CHICAGO (Reuters) - Hundreds of supporters gathered in Chicago on Thursday to celebrate a Puerto Rican activist who was freed from prison after serving over three decades behind bars for his involvement with a nationalist group that carried out more than 100 bombings in the 1970s and 1980s.
Oscar Lopez Rivera, 74, was convicted in 1981 of numerous charges, along with other members of the Armed Forces of National Liberation (FALN), who sought to secure Puerto Rican independence from the United States.
Rivera’s 70-year sentence was commuted by former President Barack Obama in January, bringing renewed interest to his complicated legacy. Rivera has been hailed as a pillar of community organizing in Chicago and a leading voice of Puerto Rican nationalism and anti-colonialism, but denounced as a hardened criminal by critics.

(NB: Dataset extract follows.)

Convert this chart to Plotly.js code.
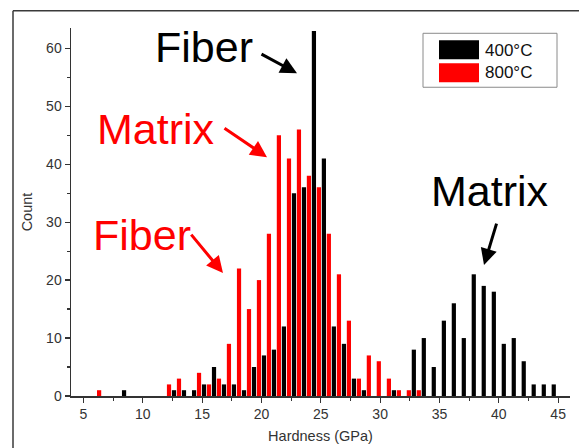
<!DOCTYPE html>
<html>
<head>
<meta charset="utf-8">
<script src="https://cdn.plot.ly/plotly-3.0.1.min.js"></script>
<style>html,body{margin:0;padding:0;background:#fff;}#chart{width:579px;height:448px;}</style>
</head>
<body>
<div id="chart"></div>
<script>
// Bin centres (GPa)
const binCenters = [6.53, 7.37, 8.21, 9.05, 9.90, 10.74, 11.58, 12.42, 13.26, 14.11,
  14.95, 15.79, 16.63, 17.47, 18.32, 19.16, 20.00, 20.84, 21.68, 22.53,
  23.37, 24.21, 25.05, 25.89, 26.74, 27.58, 28.42, 29.26, 30.10, 30.95,
  31.79, 32.63, 33.47, 34.31, 35.16, 36.00, 36.84, 37.68, 38.52, 39.37,
  40.21, 41.05, 41.89, 42.73, 43.58, 44.42];
// Counts, 400 °C
const count400 = [0, 0, 1, 0, 0, 0, 0, 1, 1, 1,
  2, 5, 2, 2, 1, 5, 7, 8, 12, 35,
  36, 63, 41, 12, 9, 3, 1, 0, 0, 1,
  0, 8, 10, 5, 13, 16, 10, 21, 19, 18,
  9, 10, 6, 2, 2, 2];
// Counts, 800 °C
const count800 = [1, 0, 0, 0, 0, 0, 0, 2, 3, 0,
  4, 2, 3, 9, 22, 15, 20, 28, 45, 41,
  46, 38, 36, 28, 21, 13, 3, 7, 6, 3,
  1, 1, 1, 0, 0, 0, 0, 0, 0, 0,
  0, 0, 0, 0, 0, 0];
const seriesNames = ['400°C', '800°C'];
const seriesColors = ['#000000', '#ff0000'];
const xTitle = 'Hardness (GPa)';
const yTitle = 'Count';
const labels = [
  {text: 'Fiber', color: '#000000'},
  {text: 'Matrix', color: '#ff0000'},
  {text: 'Fiber', color: '#ff0000'},
  {text: 'Matrix', color: '#000000'}
];

const FONT = 'Arial, "Liberation Sans", sans-serif';
const bw = 0.354;

const traces = [
  {type: 'bar', name: seriesNames[1], x: binCenters, y: count800, width: bw, offset: -0.388,
   marker: {color: seriesColors[1], line: {width: 0}}, hoverinfo: 'x+y'},
  {type: 'bar', name: seriesNames[0], x: binCenters, y: count400, width: bw, offset: 0.034,
   marker: {color: seriesColors[0], line: {width: 0}}, hoverinfo: 'x+y'}
];

function px2x(px) { return 3.95 + (px - 71) * 42.05 / 499; }
function py2y(py) { return (396 - py) * 63.5 / 368.3; }

const annotations = [
  {x: px2x(204), y: py2y(47), text: labels[0].text, font: {family: FONT, size: 43, color: labels[0].color}},
  {x: px2x(156), y: py2y(129), text: labels[1].text, font: {family: FONT, size: 43, color: labels[1].color}},
  {x: px2x(142), y: py2y(235), text: labels[2].text, font: {family: FONT, size: 43, color: labels[2].color}},
  {x: px2x(490), y: py2y(191), text: labels[3].text, font: {family: FONT, size: 43, color: labels[3].color}},
].map(a => Object.assign({xref: 'x', yref: 'y', showarrow: false, xanchor: 'center', yanchor: 'middle'}, a));

const arrows = [
  {x: px2x(297), y: py2y(73), ax: -37, ay: -20, c: '#000000'},
  {x: px2x(267), y: py2y(157), ax: -44, ay: -30, c: '#ff0000'},
  {x: px2x(223), y: py2y(273), ax: -33, ay: -40, c: '#ff0000'},
  {x: px2x(484), y: py2y(265), ax: 13, ay: -43, c: '#000000'}
];
arrows.forEach(a => annotations.push({
  xref: 'x', yref: 'y', x: a.x, y: a.y, ax: a.ax, ay: a.ay, text: '',
  showarrow: true, arrowhead: 2, arrowsize: 1.1, arrowwidth: 3, arrowcolor: a.c, standoff: 0
}));

function pxp(px) { return (px - 71) / 499; }
function pyp(py) { return (396 - py) / 368.3; }
annotations.push({xref: 'paper', yref: 'paper', x: pxp(483), y: pyp(50), xanchor: 'left', yanchor: 'middle',
  text: seriesNames[0], showarrow: false, font: {family: FONT, size: 17, color: '#111'}});
annotations.push({xref: 'paper', yref: 'paper', x: pxp(483), y: pyp(72), xanchor: 'left', yanchor: 'middle',
  text: seriesNames[1], showarrow: false, font: {family: FONT, size: 17, color: '#111'}});

const shapes = [
  {type: 'rect', xref: 'paper', yref: 'paper', x0: pxp(423), x1: pxp(557), y0: pyp(87), y1: pyp(33),
   line: {color: '#8a8a8a', width: 1}, fillcolor: 'rgba(255,255,255,1)', layer: 'above'},
  {type: 'rect', xref: 'paper', yref: 'paper', x0: pxp(439), x1: pxp(479), y0: pyp(59), y1: pyp(40),
   line: {width: 0}, fillcolor: seriesColors[0], layer: 'above'},
  {type: 'rect', xref: 'paper', yref: 'paper', x0: pxp(439), x1: pxp(479), y0: pyp(82), y1: pyp(63),
   line: {width: 0}, fillcolor: seriesColors[1], layer: 'above'},
  {type: 'line', xref: 'paper', yref: 'paper', x0: pxp(13), x1: pxp(600), y0: pyp(10.5), y1: pyp(10.5),
   line: {color: '#3a3a3a', width: 1.5}},
  {type: 'line', xref: 'paper', yref: 'paper', x0: pxp(13), x1: pxp(13), y0: pyp(10.5), y1: pyp(470),
   line: {color: '#3a3a3a', width: 1.5}}
];

const layout = {
  width: 579, height: 448,
  margin: {l: 71, r: 9, t: 28, b: 52, pad: 0},
  paper_bgcolor: '#ffffff', plot_bgcolor: '#ffffff',
  barmode: 'overlay',
  showlegend: false,
  font: {family: FONT, size: 14, color: '#333'},
  xaxis: {
    range: [3.95, 46], tickmode: 'linear', tick0: 5, dtick: 5,
    ticks: 'outside', ticklen: 5, tickwidth: 1.2, tickcolor: '#333',
    minor: {ticks: 'outside', dtick: 2.5, tick0: 2.5, ticklen: 3, tickwidth: 1.2, tickcolor: '#333', showgrid: false},
    showline: true, linecolor: '#333', linewidth: 1.5, showgrid: false, zeroline: false,
    tickfont: {family: FONT, size: 14, color: '#333'},
    title: {text: xTitle, font: {family: FONT, size: 14.5, color: '#333'}, standoff: 9}
  },
  yaxis: {
    range: [0, 63.5], tickmode: 'linear', tick0: 0, dtick: 10,
    ticks: 'outside', ticklen: 5, tickwidth: 1.2, tickcolor: '#333',
    minor: {ticks: 'outside', dtick: 5, tick0: 0, ticklen: 3, tickwidth: 1.2, tickcolor: '#333', showgrid: false},
    showline: true, linecolor: '#333', linewidth: 1.5, showgrid: false, zeroline: false,
    tickfont: {family: FONT, size: 14, color: '#333'},
    title: {text: yTitle, font: {family: FONT, size: 14.5, color: '#333'}, standoff: 10}
  },
  annotations: annotations,
  shapes: shapes
};

Plotly.newPlot('chart', traces, layout, {staticPlot: true, displayModeBar: false});
</script>
</body>
</html>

His release comes at a time of tremendous turmoil for Puerto Rico - the U.S. commonwealth, home to 3.5 million people, filed for bankruptcy earlier this month.
“My mission, my mission in this world until I die, is to fight for the decolonization of Puerto Rico,” Rivera, who was born in Puerto Rico but moved to Chicago a child, said on Thursday in a speech to his Chicago backers.
In 1981, Rivera was sentenced to 55 years in prison for charges including seditious conspiracy. An additional 15 years were added to his sentence in 1988 after law enforcement foiled a plot to break him out of prison.
Rivera rejected clemency from former President Bill Clinton in 1999 because it was not extended to another imprisoned FALN member.
After his sentence was commuted by Obama, Rivera spent the final months of his incarceration in Puerto Rico. He was previously held in Indiana. He was freed on Wednesday.
On Thursday, motorcycles led hundreds of people, many waving Puerto Rican flags, through Chicago’s Humboldt Park neighborhood. Cheers of “Oscar’s free!” went up from the crowd as an honorary street sign was unveiled for Rivera.
The accolades for Rivera, who will also be honored at the National Puerto Rican Day Parade in New York next month, have upset family members of those who were killed by bombings carried out by FALN.
“What has happened since the announcement I find absolutely revolting,” said Diana Berger Ettenson, whose husband was killed by a bomb at the Fraunces Tavern in New York City in 1975.
“What were the aldermen thinking? The man is a convicted terrorist.”
No one was charged in connection with the tavern bombing.
Rivera’s release, which has been championed by some politicians and celebrities, such as Hamilton playwright Lin-Manuel Miranda, comes as Puerto Rico enters into the largest public finance restructuring case in history.
The economy has been racked by a 45 percent poverty rate, 11 percent unemployment rate and increasing emigration to the United States.
The U.S. commonwealth also suffers from a near-insolvent public health system, having spent the last 10 years in recession with debt piling up to pay for basic services.
In Chicago on Thursday, Rivera urged the Puerto Rican diaspora to lend greater support to the country.
“We need every one of you, everyone of you, to make Puerto Rico the nation that it has the potential of being,” Rivera said.